Multiset Collision Probability Generalization

203 Views Asked by At

I'm trying to generalize the collision probability problem. So let's say:

There are N non-empty multisets: $X_1, X_2,…,X_N$

Each multiset, $X_i$, has $|X_i|$ elements in it, and each element is one of $T$ discrete values {1,2,…,T}

Assume uniform probabilities for all elements, for all multisets.

So we can think of it like a checkers board with stacks of indistinguishable pieces on it, e.g.:

enter image description here

For a given multiset, $X_i$ (row), a space can have anywhere from $0$ balls to $|X_i|$ balls (all the balls for that multiset are on that one space).


Parameterize a “collision” on this set of multisets (this checkerboard) by 3 parameters: K, M, J:

  • K is related to the number of multisets (out of the N total multisets) that must satisfy some condition on the number of elements that are shared.
  • M is related to the multiplicity of the elements that are shared between multisets
  • J is related to the number of unique elements (out of the T total values) that must be shared between multisets

So define a “collision” as:

Exactly K of the N multisets satisfy the sharing condition on exactly J unique elements, where “satisfy the sharing condition” means: for each of the J unique elements, all of the K multisets have multiplicity of exactly M on that unique element


EXAMPLE:

Say we use the collision parameters (K=2, M=4, J=3), for a setup with T=7, and N=5 multisets with the below arbitrary number of balls (cardinalities) in the multisetes:

enter image description here

So in this case, the set of multisets {$X_1,X_2,X_3,X_4,X_5$} does have a collision because for exactly K=2 of the multisets ($X_3$ and $X_5$), there are exactly J=3 values (2, 4, and 6) that satisfy the element sharing condition (they have multiplicity M=4).

But for example, $X_1$ does not collide with $X_3$ or $X_5$ because it does not satisfy the J=3 condition: even though on the values 4 and 6 it also has the correct multiplicity M=4 and so it “shares” those values with $X_3$ and $X_5$, it does not collide because $X_1$ does not have the correct multiplicity on the value 2 (it has multiplicity M=1 instead of 4). So, $X_1$ is not considered to collide, so the J=3 condition is not met, and this checkerboard (set of multisets) is NOT considered to be a collision. On the other hand, if $X_1$ had multiplicity M=4 instead of M=1 on the value 2, then the checkerboard would be counted as a collision.

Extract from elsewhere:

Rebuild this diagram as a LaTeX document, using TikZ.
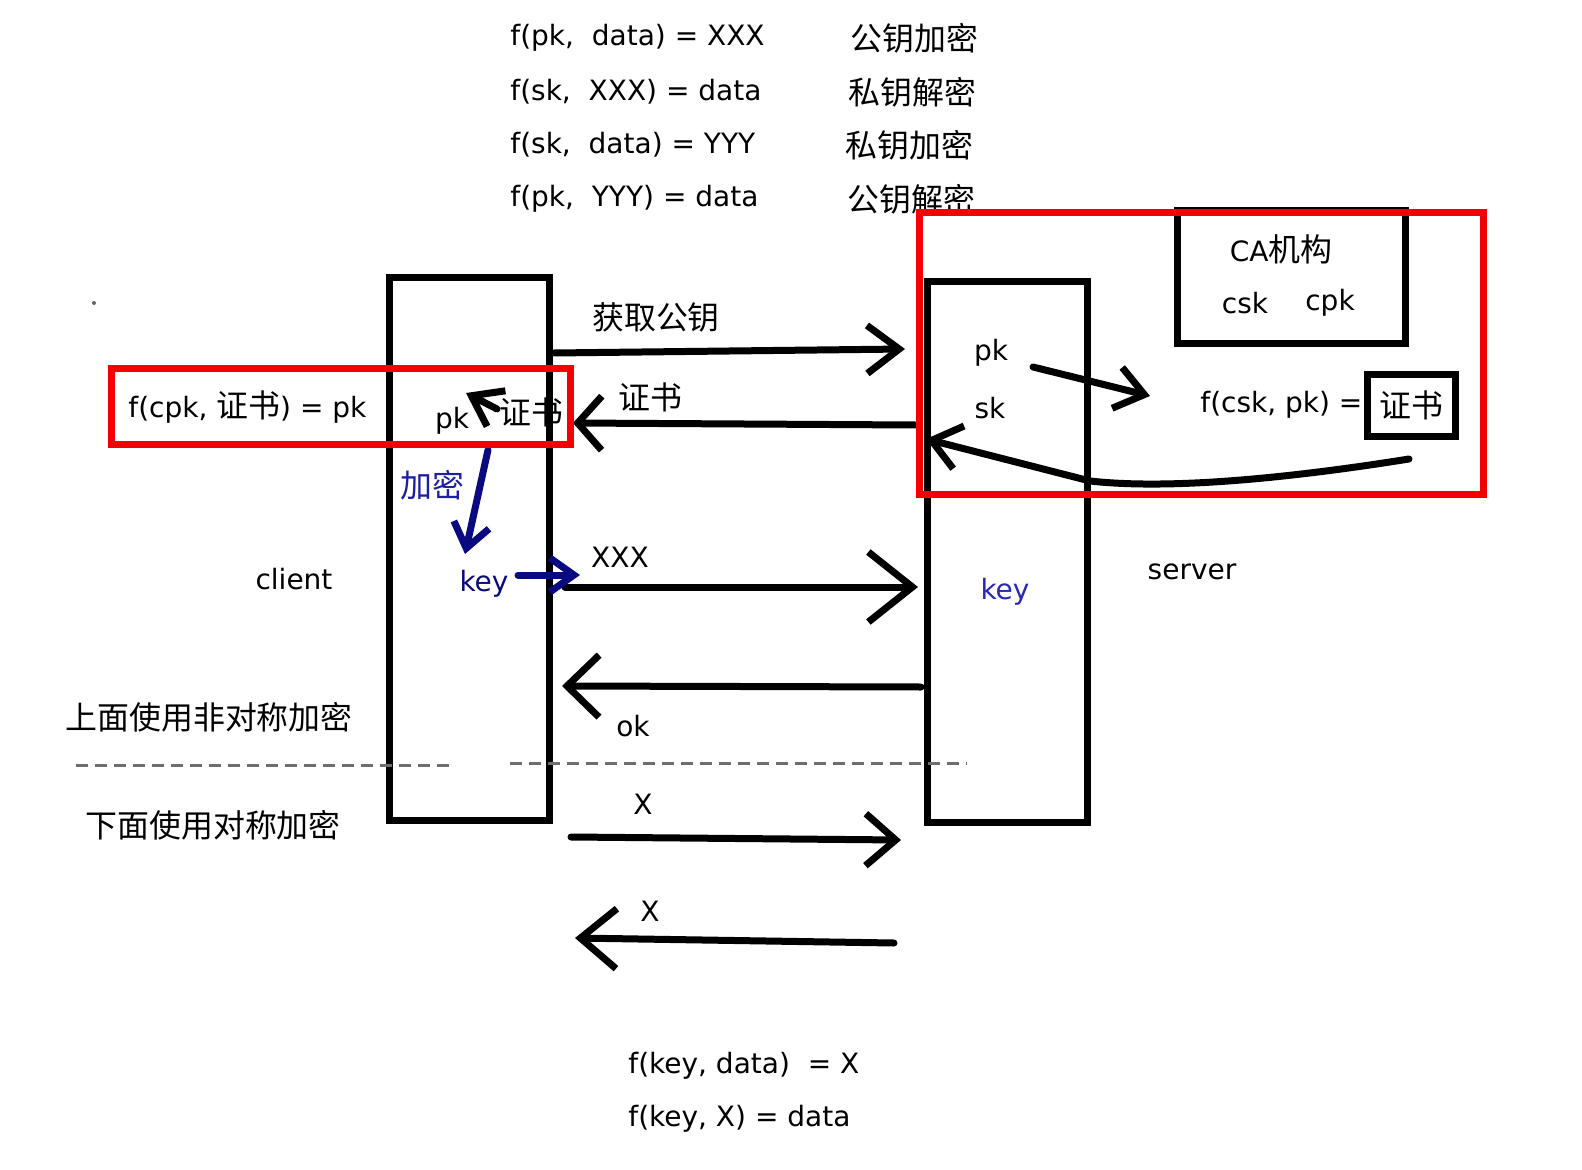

Objective: So, what I’m trying to derive is an expression for the probability of collision, parameterized by (K,M,J), for any given set of multisets {$X_1,X_2,...,X_N$} with cardinalities {$|X_1|,|X_2|,...,|X_N|$}, for the case of uniform probabilities (all elements are equally likely for all multisets).


I think the way to go is to use Probability = # valid configurations / #total configurations.

So for the denominator, the total number of arrangements for a given multiset $X_i$ is independent of the total number of arrangements for a different multiset $X_j$, so the overall total number of configurations is the product of the number of configurations for each of the $X_1, X_2, …, X_N$. For a given $X_i$, the number of arrangements it can have is a stars and bars multichoose problem because it is like the number of ways of partitioning $|X_i|$ indistinguishable balls into T distinguishable bins. So the total number of arrangements for multiset $X_i$ with cardinality $|X_i|$ is:

$$N(|X_i|) = {{T-1+|X_i|}\choose{T-1}}$$

So then the denominator #total configurations is:

$$\prod_{i=1}^{i=N} {{T-1+|X_i|}\choose{T-1}} = \frac{\prod_{i=1}^{i=N}(T-1+|X_i|)}{\left((T-1)!\right)^N \prod_{i=1}^{i=N}(|X_i|!)}$$

So the remaining part is more complicated. The numerator needs to count the number of colliding configurations, i.e. those configurations that are considered collisions based on the definition above.


Bounty: Awarding a bounty for a thorough derivation of a correct expression for the probability of collision, parameterized by (K,M,J), for any given set of multisets {$X_1,X_2,...,X_N$} with cardinalities {$|X_1|,|X_2|,...,|X_N|$}, for the case of uniform probabilities (all elements are equally likely for all multisets).